As the judgement was read out, family members and supporters of the now 14-year-old girl stormed out of the courtroom, shouting and accusing the court of racism.

“The young white man was sitting there with the judge protecting him. Who has justice served here? It sure wasn’t our aboriginal child,” a family spokesperson told reporters outside the courthouse.

One family member, who cannot be named by law, said the sentence reinforces what they already knew.

“This trial has never ever served our aboriginal people. It just goes to show it’s a racist system in terms of when it comes to our people. There was a wrong done on our child. The young white man got off scot-free,” he said.

Edmondson will have to perform 200 hours of community service, receive alcohol and sexual offender counselling; and pay a $500 fine.

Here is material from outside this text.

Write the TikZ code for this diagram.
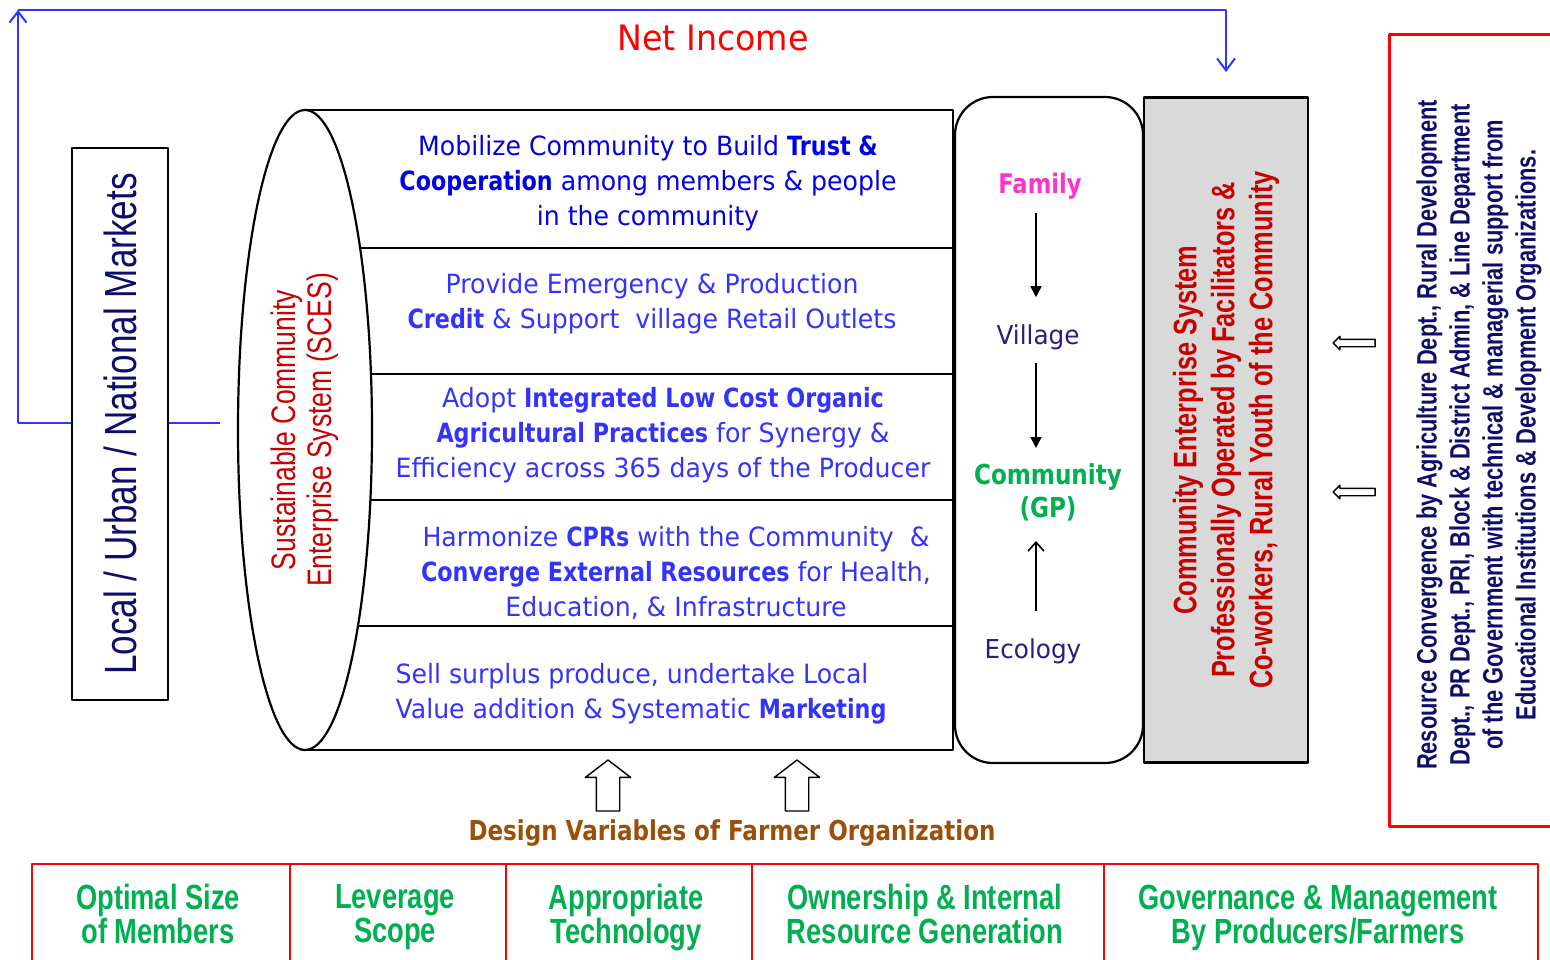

In a brief statement to reporters, Crown prosecutor Gary Parker said he will pass the case file to provincial justice officials in Regina to consider an appeal.

A provincial women’s rights organization has also denounced the sentence. The Saskatchewan Action Committee for the Status of Women has been following the case.

“This is a travesty of justice,” said Kripa Sekhar, executive director. “This is a verdict against all children in Canada. We should all be very concerned.”

Sekhar said her organization will write letters of complaint against the judge and will lobby the provincial Minister of Justice to investigate the manner in which the case was prosecuted.